▶ [Information supplied]:
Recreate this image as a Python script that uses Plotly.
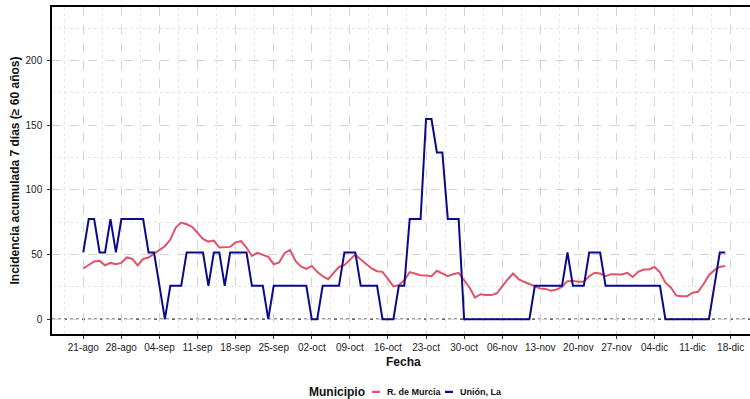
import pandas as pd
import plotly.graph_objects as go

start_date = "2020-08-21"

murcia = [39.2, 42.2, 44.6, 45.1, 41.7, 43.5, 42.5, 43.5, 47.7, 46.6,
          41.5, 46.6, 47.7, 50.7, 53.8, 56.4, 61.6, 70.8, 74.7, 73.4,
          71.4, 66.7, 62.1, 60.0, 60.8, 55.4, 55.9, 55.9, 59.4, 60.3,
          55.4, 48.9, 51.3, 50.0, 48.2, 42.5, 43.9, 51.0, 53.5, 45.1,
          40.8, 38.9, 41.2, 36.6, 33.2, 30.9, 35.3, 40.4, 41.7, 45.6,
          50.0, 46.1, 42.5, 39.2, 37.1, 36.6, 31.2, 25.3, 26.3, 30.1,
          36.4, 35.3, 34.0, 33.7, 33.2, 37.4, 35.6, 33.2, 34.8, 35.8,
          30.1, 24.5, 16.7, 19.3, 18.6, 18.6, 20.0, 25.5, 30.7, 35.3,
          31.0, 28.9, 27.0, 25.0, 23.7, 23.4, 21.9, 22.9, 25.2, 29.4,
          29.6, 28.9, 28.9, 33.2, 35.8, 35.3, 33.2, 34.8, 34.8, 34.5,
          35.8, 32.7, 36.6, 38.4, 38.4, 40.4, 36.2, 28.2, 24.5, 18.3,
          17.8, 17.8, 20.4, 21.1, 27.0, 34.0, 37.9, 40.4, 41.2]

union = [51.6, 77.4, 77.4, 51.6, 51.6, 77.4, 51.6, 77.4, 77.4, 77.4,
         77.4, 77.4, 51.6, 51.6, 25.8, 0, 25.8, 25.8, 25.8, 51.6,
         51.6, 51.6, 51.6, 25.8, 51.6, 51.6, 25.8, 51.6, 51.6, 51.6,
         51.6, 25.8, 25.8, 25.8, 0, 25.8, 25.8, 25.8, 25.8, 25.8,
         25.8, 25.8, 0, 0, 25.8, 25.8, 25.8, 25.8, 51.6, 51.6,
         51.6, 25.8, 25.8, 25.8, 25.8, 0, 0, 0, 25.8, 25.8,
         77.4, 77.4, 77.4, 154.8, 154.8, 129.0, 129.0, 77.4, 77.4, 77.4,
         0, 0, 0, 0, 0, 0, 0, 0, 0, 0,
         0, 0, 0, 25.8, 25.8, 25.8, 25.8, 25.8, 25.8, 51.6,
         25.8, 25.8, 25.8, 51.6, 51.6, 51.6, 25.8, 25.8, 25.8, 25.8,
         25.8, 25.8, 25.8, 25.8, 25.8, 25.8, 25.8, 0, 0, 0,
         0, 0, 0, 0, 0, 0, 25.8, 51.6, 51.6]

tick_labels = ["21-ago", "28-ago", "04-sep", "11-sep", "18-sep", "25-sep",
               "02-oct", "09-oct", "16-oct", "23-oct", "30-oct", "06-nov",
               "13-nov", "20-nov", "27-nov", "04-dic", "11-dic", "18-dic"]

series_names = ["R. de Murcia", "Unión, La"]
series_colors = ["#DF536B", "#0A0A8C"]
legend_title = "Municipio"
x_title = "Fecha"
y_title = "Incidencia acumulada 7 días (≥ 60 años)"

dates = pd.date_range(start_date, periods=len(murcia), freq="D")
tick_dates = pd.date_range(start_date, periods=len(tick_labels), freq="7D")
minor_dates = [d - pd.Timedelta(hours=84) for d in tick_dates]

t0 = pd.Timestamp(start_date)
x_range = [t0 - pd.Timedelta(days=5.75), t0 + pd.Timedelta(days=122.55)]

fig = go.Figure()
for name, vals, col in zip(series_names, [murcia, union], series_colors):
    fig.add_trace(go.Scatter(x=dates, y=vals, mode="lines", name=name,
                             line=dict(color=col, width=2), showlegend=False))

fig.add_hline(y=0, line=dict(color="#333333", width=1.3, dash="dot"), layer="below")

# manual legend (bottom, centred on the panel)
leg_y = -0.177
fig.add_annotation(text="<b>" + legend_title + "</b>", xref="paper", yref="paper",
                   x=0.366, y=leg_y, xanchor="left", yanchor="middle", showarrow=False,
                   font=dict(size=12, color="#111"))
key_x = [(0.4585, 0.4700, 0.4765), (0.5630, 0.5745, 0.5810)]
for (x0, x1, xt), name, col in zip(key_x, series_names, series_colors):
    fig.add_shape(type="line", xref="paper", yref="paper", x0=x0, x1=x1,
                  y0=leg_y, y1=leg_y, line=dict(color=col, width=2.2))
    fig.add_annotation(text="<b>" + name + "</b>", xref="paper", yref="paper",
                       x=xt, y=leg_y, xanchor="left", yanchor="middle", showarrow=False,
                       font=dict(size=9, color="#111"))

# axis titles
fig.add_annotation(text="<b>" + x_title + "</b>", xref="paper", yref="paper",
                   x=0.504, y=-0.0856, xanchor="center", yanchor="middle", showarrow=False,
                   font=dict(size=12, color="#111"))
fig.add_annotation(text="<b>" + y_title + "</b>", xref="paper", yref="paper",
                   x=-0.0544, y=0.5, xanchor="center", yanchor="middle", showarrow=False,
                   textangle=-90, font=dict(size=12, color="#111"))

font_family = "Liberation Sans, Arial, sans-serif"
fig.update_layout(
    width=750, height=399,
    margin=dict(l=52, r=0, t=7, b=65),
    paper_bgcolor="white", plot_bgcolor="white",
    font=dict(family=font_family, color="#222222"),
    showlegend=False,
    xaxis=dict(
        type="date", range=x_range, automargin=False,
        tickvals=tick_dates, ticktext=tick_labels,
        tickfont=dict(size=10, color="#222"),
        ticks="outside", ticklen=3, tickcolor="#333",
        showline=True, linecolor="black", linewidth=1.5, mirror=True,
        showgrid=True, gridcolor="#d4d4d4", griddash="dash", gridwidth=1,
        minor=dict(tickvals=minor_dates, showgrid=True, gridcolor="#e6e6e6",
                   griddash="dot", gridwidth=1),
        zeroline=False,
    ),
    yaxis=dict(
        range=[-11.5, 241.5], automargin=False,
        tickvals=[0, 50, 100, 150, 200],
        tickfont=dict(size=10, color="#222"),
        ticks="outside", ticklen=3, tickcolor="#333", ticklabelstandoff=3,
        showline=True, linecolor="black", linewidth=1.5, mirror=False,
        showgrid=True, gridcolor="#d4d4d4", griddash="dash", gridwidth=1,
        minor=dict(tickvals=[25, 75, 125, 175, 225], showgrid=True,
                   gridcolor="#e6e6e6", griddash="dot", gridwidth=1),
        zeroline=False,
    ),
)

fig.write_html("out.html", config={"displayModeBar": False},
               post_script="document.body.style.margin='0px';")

▶ [Job]: Omit the pictures, then quote the rest of the material above exactly.

▶ [Written reply]:
Recreate this image as a Python script that uses Plotly.
import pandas as pd
import plotly.graph_objects as go

start_date = "2020-08-21"

murcia = [39.2, 42.2, 44.6, 45.1, 41.7, 43.5, 42.5, 43.5, 47.7, 46.6,
          41.5, 46.6, 47.7, 50.7, 53.8, 56.4, 61.6, 70.8, 74.7, 73.4,
          71.4, 66.7, 62.1, 60.0, 60.8, 55.4, 55.9, 55.9, 59.4, 60.3,
          55.4, 48.9, 51.3, 50.0, 48.2, 42.5, 43.9, 51.0, 53.5, 45.1,
          40.8, 38.9, 41.2, 36.6, 33.2, 30.9, 35.3, 40.4, 41.7, 45.6,
          50.0, 46.1, 42.5, 39.2, 37.1, 36.6, 31.2, 25.3, 26.3, 30.1,
          36.4, 35.3, 34.0, 33.7, 33.2, 37.4, 35.6, 33.2, 34.8, 35.8,
          30.1, 24.5, 16.7, 19.3, 18.6, 18.6, 20.0, 25.5, 30.7, 35.3,
          31.0, 28.9, 27.0, 25.0, 23.7, 23.4, 21.9, 22.9, 25.2, 29.4,
          29.6, 28.9, 28.9, 33.2, 35.8, 35.3, 33.2, 34.8, 34.8, 34.5,
          35.8, 32.7, 36.6, 38.4, 38.4, 40.4, 36.2, 28.2, 24.5, 18.3,
          17.8, 17.8, 20.4, 21.1, 27.0, 34.0, 37.9, 40.4, 41.2]

union = [51.6, 77.4, 77.4, 51.6, 51.6, 77.4, 51.6, 77.4, 77.4, 77.4,
         77.4, 77.4, 51.6, 51.6, 25.8, 0, 25.8, 25.8, 25.8, 51.6,
         51.6, 51.6, 51.6, 25.8, 51.6, 51.6, 25.8, 51.6, 51.6, 51.6,
         51.6, 25.8, 25.8, 25.8, 0, 25.8, 25.8, 25.8, 25.8, 25.8,
         25.8, 25.8, 0, 0, 25.8, 25.8, 25.8, 25.8, 51.6, 51.6,
         51.6, 25.8, 25.8, 25.8, 25.8, 0, 0, 0, 25.8, 25.8,
         77.4, 77.4, 77.4, 154.8, 154.8, 129.0, 129.0, 77.4, 77.4, 77.4,
         0, 0, 0, 0, 0, 0, 0, 0, 0, 0,
         0, 0, 0, 25.8, 25.8, 25.8, 25.8, 25.8, 25.8, 51.6,
         25.8, 25.8, 25.8, 51.6, 51.6, 51.6, 25.8, 25.8, 25.8, 25.8,
         25.8, 25.8, 25.8, 25.8, 25.8, 25.8, 25.8, 0, 0, 0,
         0, 0, 0, 0, 0, 0, 25.8, 51.6, 51.6]

tick_labels = ["21-ago", "28-ago", "04-sep", "11-sep", "18-sep", "25-sep",
               "02-oct", "09-oct", "16-oct", "23-oct", "30-oct", "06-nov",
               "13-nov", "20-nov", "27-nov", "04-dic", "11-dic", "18-dic"]

series_names = ["R. de Murcia", "Unión, La"]
series_colors = ["#DF536B", "#0A0A8C"]
legend_title = "Municipio"
x_title = "Fecha"
y_title = "Incidencia acumulada 7 días (≥ 60 años)"

dates = pd.date_range(start_date, periods=len(murcia), freq="D")
tick_dates = pd.date_range(start_date, periods=len(tick_labels), freq="7D")
minor_dates = [d - pd.Timedelta(hours=84) for d in tick_dates]

t0 = pd.Timestamp(start_date)
x_range = [t0 - pd.Timedelta(days=5.75), t0 + pd.Timedelta(days=122.55)]

fig = go.Figure()
for name, vals, col in zip(series_names, [murcia, union], series_colors):
    fig.add_trace(go.Scatter(x=dates, y=vals, mode="lines", name=name,
                             line=dict(color=col, width=2), showlegend=False))

fig.add_hline(y=0, line=dict(color="#333333", width=1.3, dash="dot"), layer="below")

# manual legend (bottom, centred on the panel)
leg_y = -0.177
fig.add_annotation(text="<b>" + legend_title + "</b>", xref="paper", yref="paper",
                   x=0.366, y=leg_y, xanchor="left", yanchor="middle", showarrow=False,
                   font=dict(size=12, color="#111"))
key_x = [(0.4585, 0.4700, 0.4765), (0.5630, 0.5745, 0.5810)]
for (x0, x1, xt), name, col in zip(key_x, series_names, series_colors):
    fig.add_shape(type="line", xref="paper", yref="paper", x0=x0, x1=x1,
                  y0=leg_y, y1=leg_y, line=dict(color=col, width=2.2))
    fig.add_annotation(text="<b>" + name + "</b>", xref="paper", yref="paper",
                       x=xt, y=leg_y, xanchor="left", yanchor="middle", showarrow=False,
                       font=dict(size=9, color="#111"))

# axis titles
fig.add_annotation(text="<b>" + x_title + "</b>", xref="paper", yref="paper",
                   x=0.504, y=-0.0856, xanchor="center", yanchor="middle", showarrow=False,
                   font=dict(size=12, color="#111"))
fig.add_annotation(text="<b>" + y_title + "</b>", xref="paper", yref="paper",
                   x=-0.0544, y=0.5, xanchor="center", yanchor="middle", showarrow=False,
                   textangle=-90, font=dict(size=12, color="#111"))

font_family = "Liberation Sans, Arial, sans-serif"
fig.update_layout(
    width=750, height=399,
    margin=dict(l=52, r=0, t=7, b=65),
    paper_bgcolor="white", plot_bgcolor="white",
    font=dict(family=font_family, color="#222222"),
    showlegend=False,
    xaxis=dict(
        type="date", range=x_range, automargin=False,
        tickvals=tick_dates, ticktext=tick_labels,
        tickfont=dict(size=10, color="#222"),
        ticks="outside", ticklen=3, tickcolor="#333",
        showline=True, linecolor="black", linewidth=1.5, mirror=True,
        showgrid=True, gridcolor="#d4d4d4", griddash="dash", gridwidth=1,
        minor=dict(tickvals=minor_dates, showgrid=True, gridcolor="#e6e6e6",
                   griddash="dot", gridwidth=1),
        zeroline=False,
    ),
    yaxis=dict(
        range=[-11.5, 241.5], automargin=False,
        tickvals=[0, 50, 100, 150, 200],
        tickfont=dict(size=10, color="#222"),
        ticks="outside", ticklen=3, tickcolor="#333", ticklabelstandoff=3,
        showline=True, linecolor="black", linewidth=1.5, mirror=False,
        showgrid=True, gridcolor="#d4d4d4", griddash="dash", gridwidth=1,
        minor=dict(tickvals=[25, 75, 125, 175, 225], showgrid=True,
                   gridcolor="#e6e6e6", griddash="dot", gridwidth=1),
        zeroline=False,
    ),
)

fig.write_html("out.html", config={"displayModeBar": False},
               post_script="document.body.style.margin='0px';")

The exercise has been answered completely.